Wiadomości

Telefony ratujące życie

Data publikacji 14.01.2019

Kiedy temperatura spada w okolice zera wiele osób narażonych jest na utratę życia lub zdrowia na skutek wychłodzenia organizmu. Problem ten dotyka przede wszystkim osoby bezdomne, samotne, w podeszłym wieku lub będące pod wpływem alkoholu. Na szczęście mieszkańcy Żywiecczyzny nie są obojętni i reagują widząc niepokojącą sytuację. Praktycznie codziennie dyżurny żywieckiej komendy policji odbiera telefony z informacją o osobach narażonych na wychłodzenie. Pamiętajmy, że wystarczy jeden telefon, aby uratować komuś życie.

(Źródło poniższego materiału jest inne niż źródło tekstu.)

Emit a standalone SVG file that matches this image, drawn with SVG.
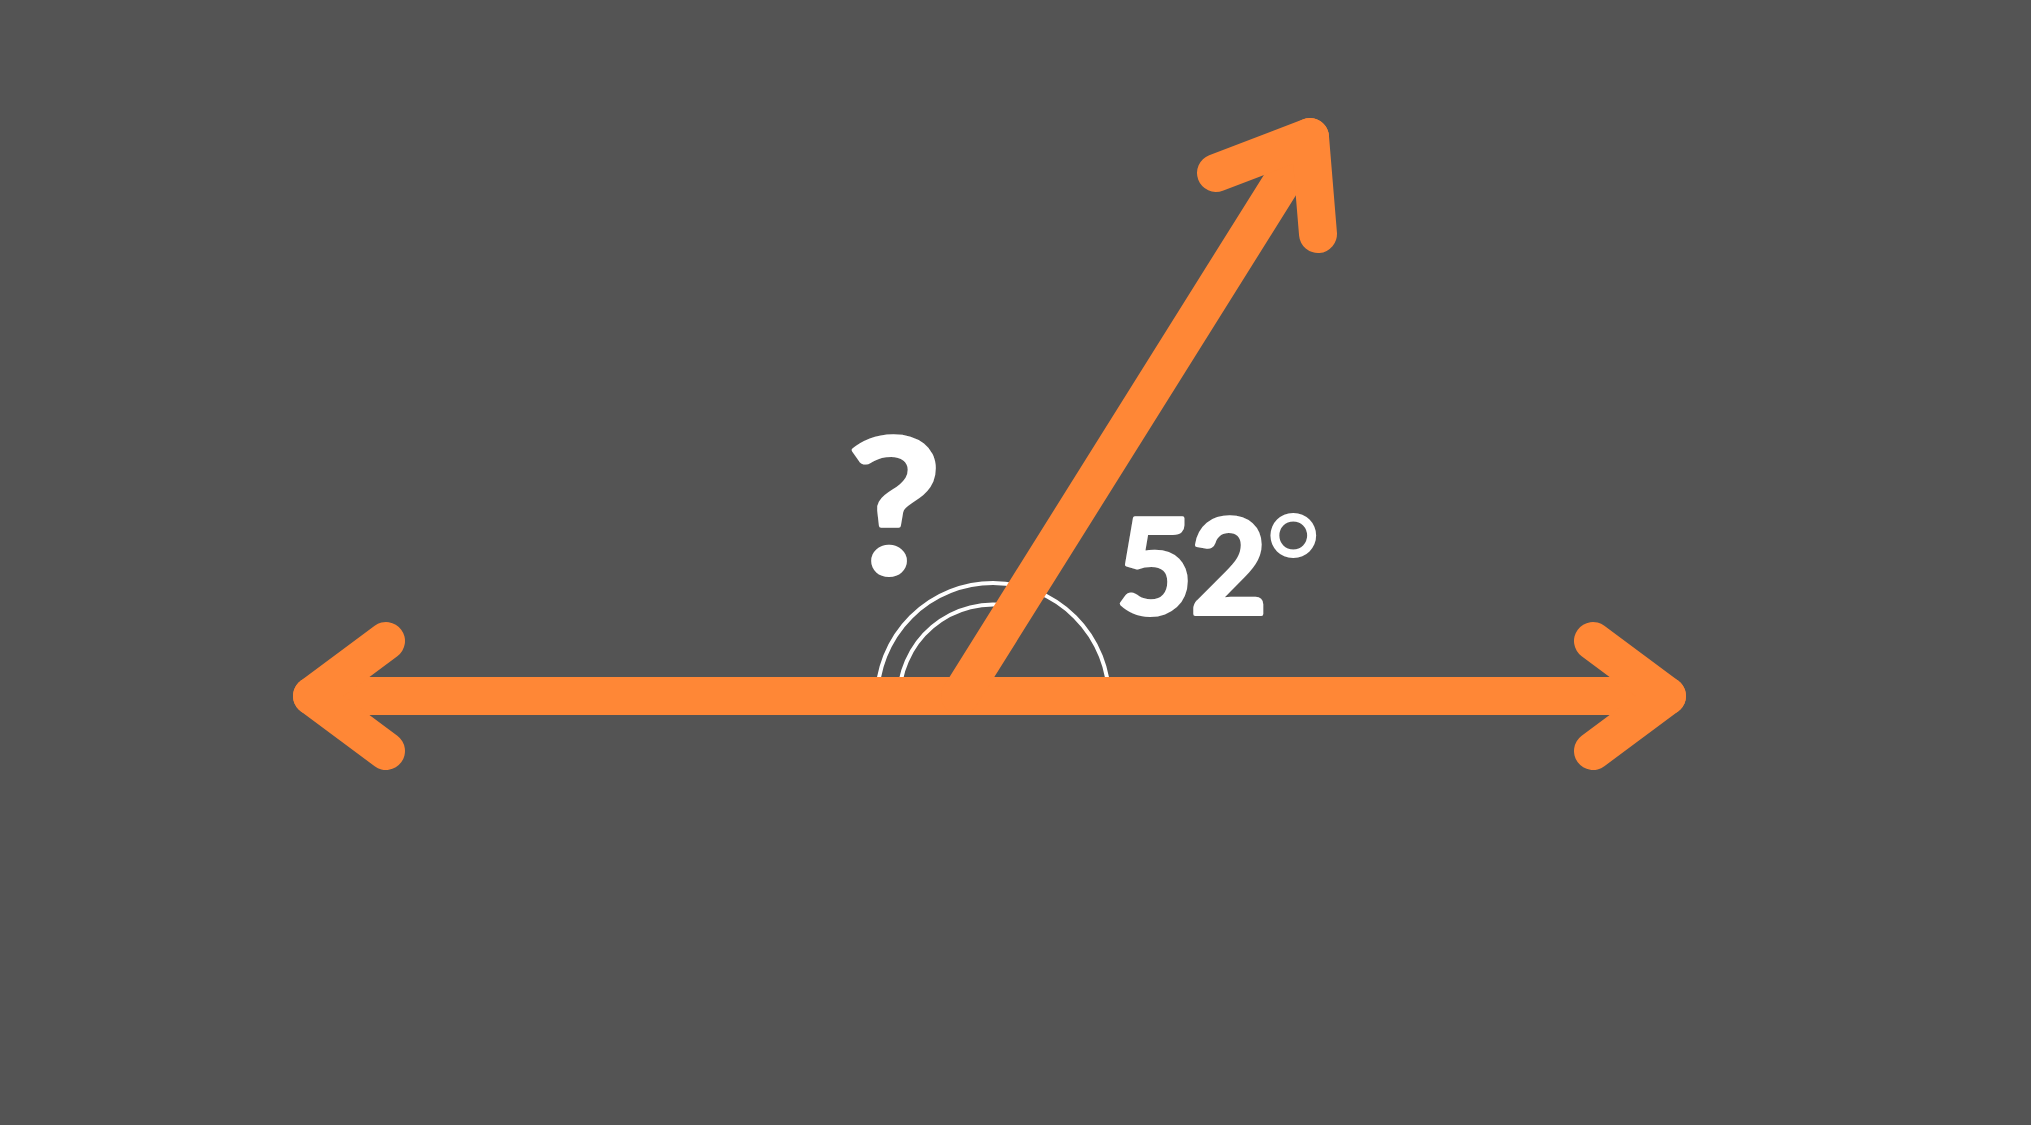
<svg xmlns="http://www.w3.org/2000/svg" width="2031" height="1125" viewBox="0 0 2031 1125">
<style>
.ray{fill:none;stroke:#FF8736;stroke-width:38;stroke-linecap:round;stroke-linejoin:round}
.arc{fill:none;stroke:#FFFFFF;stroke-width:4}
.lbl{font-family:Lato,"Liberation Sans",Arial,sans-serif;font-weight:bold;fill:#FFFFFF;stroke:#FFFFFF;stroke-width:4;stroke-linejoin:round}
.thin{stroke:none;font-weight:normal}
</style>
<rect width="2031" height="1125" fill="#545454"/>
<g id="angle-marks">
<path class="arc" d="M877 699 A116 116 0 0 1 1109 699"/>
<path class="arc" d="M899 699 A94 94 0 0 1 1009 606"/>
</g>
<g id="connectors">
<polyline class="ray" points="312,696 1667,696"/>
<polyline class="ray" points="386,641 312,696 386,751"/>
<polyline class="ray" points="1593,641 1667,696 1593,751"/>
<polyline class="ray" points="960,696 1310,137"/>
<polyline class="ray" points="1216,173 1310,137 1318,234"/>
</g>
<g id="label-unknown"><text class="lbl" x="0" y="0" font-size="188" text-anchor="middle" transform="translate(894,574) scale(1.1,1)">?</text></g>
<g id="label-52"><text class="lbl" x="1116" y="614" font-size="133" letter-spacing="-3">52<tspan class="thin" font-size="140">°</tspan></text></g>
</svg>
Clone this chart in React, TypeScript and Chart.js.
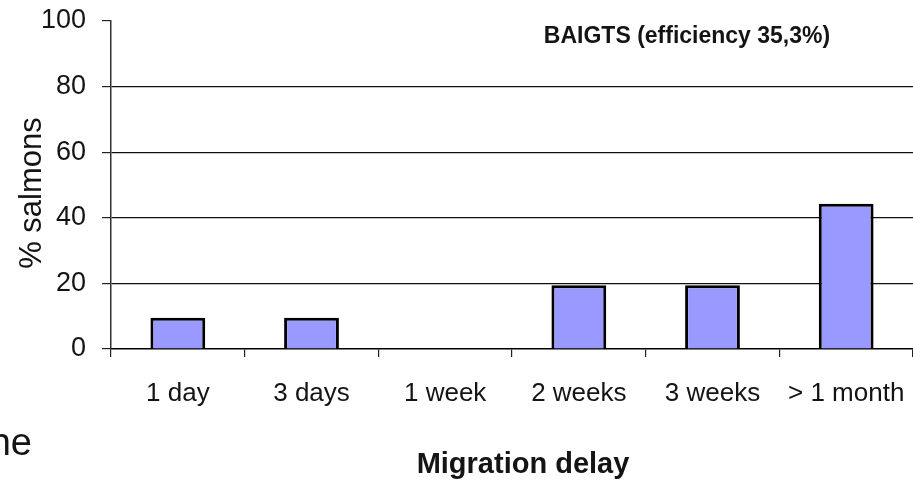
import React, { useEffect, useRef } from "react";
import { Chart, registerables } from "chart.js";

Chart.register(...registerables);

const categories = ["1 day", "3 days", "1 week", "2 weeks", "3 weeks", "> 1 month"];
const salmonPercent = [9.5, 9.5, 0, 19.4, 19.4, 44.3];
const yTickValues = [0, 20, 40, 60, 80, 100];
const yAxisTitle = "% salmons";
const xAxisTitle = "Migration delay";
const annotationText = "BAIGTS (efficiency 35,3%)";
const fragmentText = "ne";

const FONT = '"Liberation Sans", Arial, sans-serif';
const TEXT = "#141414";

const textPlugin = {
  id: "textPlugin",
  afterDraw(chart: any) {
    const ctx = chart.ctx as CanvasRenderingContext2D;
    ctx.save();
    ctx.fillStyle = TEXT;
    // y axis title
    ctx.save();
    ctx.translate(32, 193);
    ctx.rotate(-Math.PI / 2);
    ctx.font = `31px ${FONT}`;
    ctx.textAlign = "center";
    ctx.textBaseline = "middle";
    ctx.fillText(yAxisTitle, 0, 0);
    ctx.restore();
    // x axis title
    ctx.font = `bold 29px ${FONT}`;
    ctx.textAlign = "center";
    ctx.textBaseline = "alphabetic";
    ctx.fillText(xAxisTitle, 523, 473);
    // annotation
    ctx.font = `bold 23px ${FONT}`;
    ctx.textAlign = "center";
    ctx.fillText(annotationText, 687, 43);
    // leftover fragment
    ctx.font = `38px ${FONT}`;
    ctx.textAlign = "right";
    ctx.fillText(fragmentText, 32, 455);
    ctx.restore();
  },
};

export default function App() {
  const canvasRef = useRef<HTMLCanvasElement | null>(null);

  useEffect(() => {
    const canvas = canvasRef.current;
    if (!canvas) return;
    const chart = new Chart(canvas, {
      type: "bar",
      data: {
        labels: categories,
        datasets: [
          {
            data: salmonPercent,
            backgroundColor: "#9999FF",
            borderColor: "#000000",
            borderWidth: 3,
            barPercentage: 0.41,
            categoryPercentage: 1,
          },
        ],
      },
      options: {
        responsive: false,
        animation: false,
        layout: { padding: { top: 21, right: 0, bottom: 0, left: 0 } },
        plugins: {
          legend: { display: false },
          tooltip: { enabled: false },
          title: { display: false },
        },
        scales: {
          x: {
            offset: true,
            grid: {
              offset: true,
              drawOnChartArea: false,
              drawTicks: true,
              tickLength: 8,
              color: "#222",
              lineWidth: 1.2,
            },
            border: { display: true, color: "#000", width: 1.5 },
            ticks: {
              font: { family: FONT, size: 26 },
              color: TEXT,
              padding: 21,
              maxRotation: 0,
              minRotation: 0,
              autoSkip: false,
            },
            afterFit: (s: any) => {
              s.height = 133;
              s.paddingLeft = 0;
              s.paddingRight = 0;
            },
          },
          y: {
            min: 0,
            max: 100,
            afterBuildTicks: (s: any) => {
              s.ticks = yTickValues.map((v) => ({ value: v }));
            },
            grid: {
              drawTicks: true,
              tickLength: 9,
              color: (c: any) =>
                c.tick && (c.tick.value === 100 || c.tick.value === 0) ? "rgba(0,0,0,0)" : "#111",
              tickColor: "#222",
              lineWidth: 1.2,
            },
            border: { display: true, color: "#333", width: 1.5 },
            ticks: {
              font: { family: FONT, size: 27 },
              color: TEXT,
              padding: 16,
            },
            afterFit: (s: any) => {
              s.width = 111;
              s.paddingTop = 0;
              s.paddingBottom = 0;
            },
          },
        },
      },
      plugins: [textPlugin],
    });
    return () => chart.destroy();
  }, []);

  return (
    <div style={{ position: "fixed", left: 0, top: 0, width: 913, height: 482, background: "#fff" }}>
      <canvas ref={canvasRef} width={913} height={482} style={{ display: "block" }} />
    </div>
  );
}
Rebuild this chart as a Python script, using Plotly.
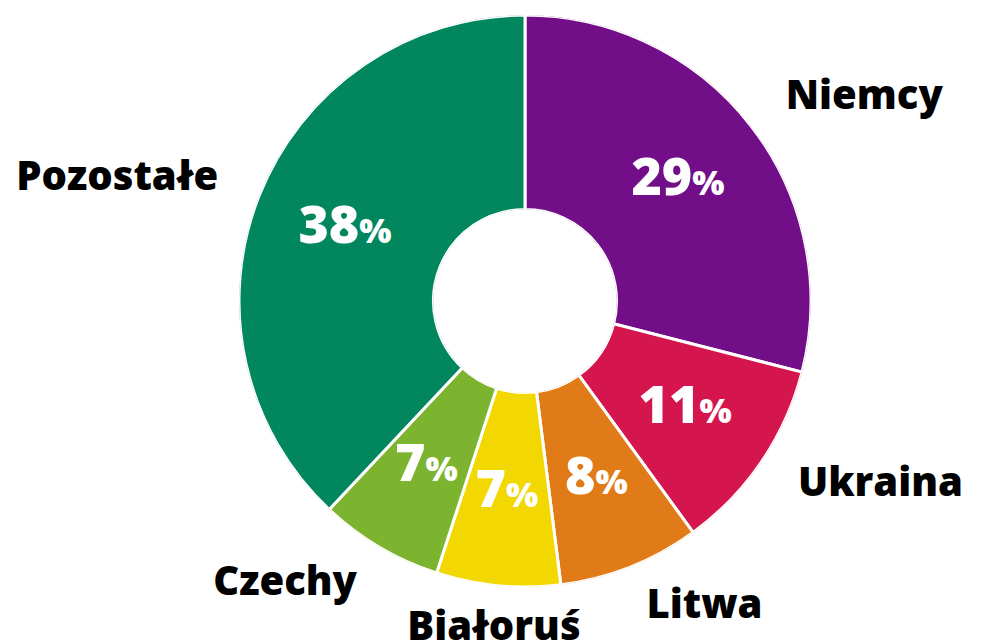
import numpy as np
import plotly.graph_objects as go

# ---- data ----
labels = ["Niemcy", "Ukraina", "Litwa", "Białoruś", "Czechy", "Pozostałe"]
values = [29, 11, 8, 7, 7, 38]
colors = ["#720e87", "#d5154d", "#e17b18", "#f2d800", "#7cb42f", "#01865e"]

# ---- geometry derived from data ----
total = float(sum(values))
widths = [v / total * 360.0 for v in values]
starts = np.cumsum([0.0] + widths[:-1])
mids = starts + np.array(widths) / 2.0

W, H = 981, 640
CX, CY, R = 517, 293, 286          # centre and outer radius in figure px
HOLE = 0.32
PCT_R = 0.525                       # radial position of % labels (polar axis units)
LAB_PX = 330                        # radius (px) of the category label anchors

dom_x = [(CX - R) / W, (CX + R) / W]
dom_y = [1 - (CY + R) / H, 1 - (CY - R) / H]

FONT = "Open Sans"

pct_text = [f"{v}<span style='font-size:34px'>%</span>" for v in values]

def side(theta):
    s = np.sin(np.radians(theta))
    if s > 0.2:
        return "middle right"
    if s < -0.2:
        return "middle left"
    return "middle center"

lab_pos = [side(t) for t in mids]
rad = np.radians(mids)
lab_x = CX + LAB_PX * np.sin(rad)
lab_y = CY - LAB_PX * np.cos(rad)

fig = go.Figure()

# category labels on a pixel-scaled cartesian layer (drawn below the polar layer)
fig.add_trace(go.Scatter(
    x=lab_x, y=lab_y,
    mode="text",
    text=labels,
    textposition=lab_pos,
    textfont=dict(family=FONT, size=40, color="black", weight=800),
    cliponaxis=False,
    hoverinfo="skip",
))

fig.add_trace(go.Barpolar(
    r=[1] * len(values),
    theta=mids,
    width=widths,
    marker=dict(color=colors, line=dict(color="white", width=3)),
    hoverinfo="skip",
))

fig.add_trace(go.Scatterpolar(
    r=[PCT_R] * len(values),
    theta=mids,
    mode="text",
    text=pct_text,
    textposition="middle center",
    textfont=dict(family=FONT, size=52, color="white", weight=800),
    cliponaxis=False,
    hoverinfo="skip",
))

fig.update_layout(
    width=W, height=H,
    margin=dict(l=0, r=0, t=0, b=0),
    paper_bgcolor="white",
    plot_bgcolor="rgba(0,0,0,0)",
    showlegend=False,
    xaxis=dict(range=[0, W], visible=False, fixedrange=True),
    yaxis=dict(range=[H, 0], visible=False, fixedrange=True),
    polar=dict(
        domain=dict(x=dom_x, y=dom_y),
        hole=HOLE,
        bgcolor="rgba(0,0,0,0)",
        angularaxis=dict(rotation=90, direction="clockwise", visible=False),
        radialaxis=dict(range=[0, 1], visible=False),
    ),
)

fig.write_html("out.html")
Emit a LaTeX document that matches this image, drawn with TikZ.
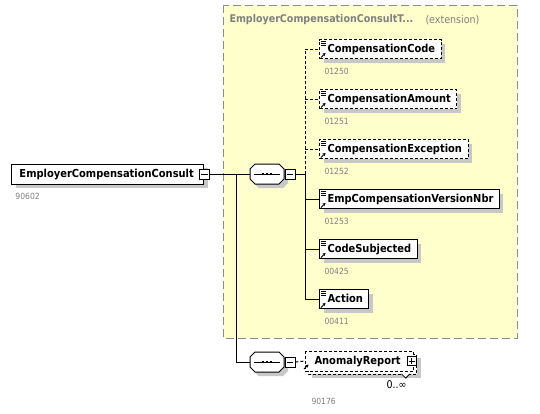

W ciągu weekendu dyżurny żywieckiej komendy policji kilkakrotnie odbierał telefony od mieszkańców powiatu dotyczące osób, które z uwagi na niską temperaturę mogą znajdować się w sytuacji zagrażającej ich zdrowi lub życiu. W piątek około 15.20 wpłynęła informacja, że na przystanku w Lipowej siedzi mocno wychłodzony mężczyzna. Policjanci na miejscu zastali 50-latka, mężczyzna był trzeźwy, posiadał uraz nogi. Policjanci wezwali na miejsce pogotowie, które udzieliło mu pomocy. W sobotę około 23.30 było kolejne zgłoszenie. Na terenie jednej z posesji w Brzuśniku leżał mężczyzna. Policjanci potwierdzili zgłoszenie i z uwagi na znaczne wyziębienie mężczyzny wezwali na miejsce pogotowie.

Zwracamy się do wszystkich z apelem o to, aby nie być obojętnym na czyjąś krzywdę i reagować, gdy widzimy sytuację, w której z uwagi na niską temperaturę, ktoś może być narażony na utratę zdrowia czy życia. Na wychłodzenie organizmu są szczególnie narażeni bezdomni, osoby starsze i osoby nietrzeźwe przebywające na dworze. Jeśli widzimy takiego człowieka, nie wahajmy się zadzwonić na numer alarmowy, aby powiadomić o tym policjantów lub inne służby. Każde takie zgłoszenie jest natychmiast sprawdzane.

Pamiętajmy, jeden telefon może uratować czyjeś życie!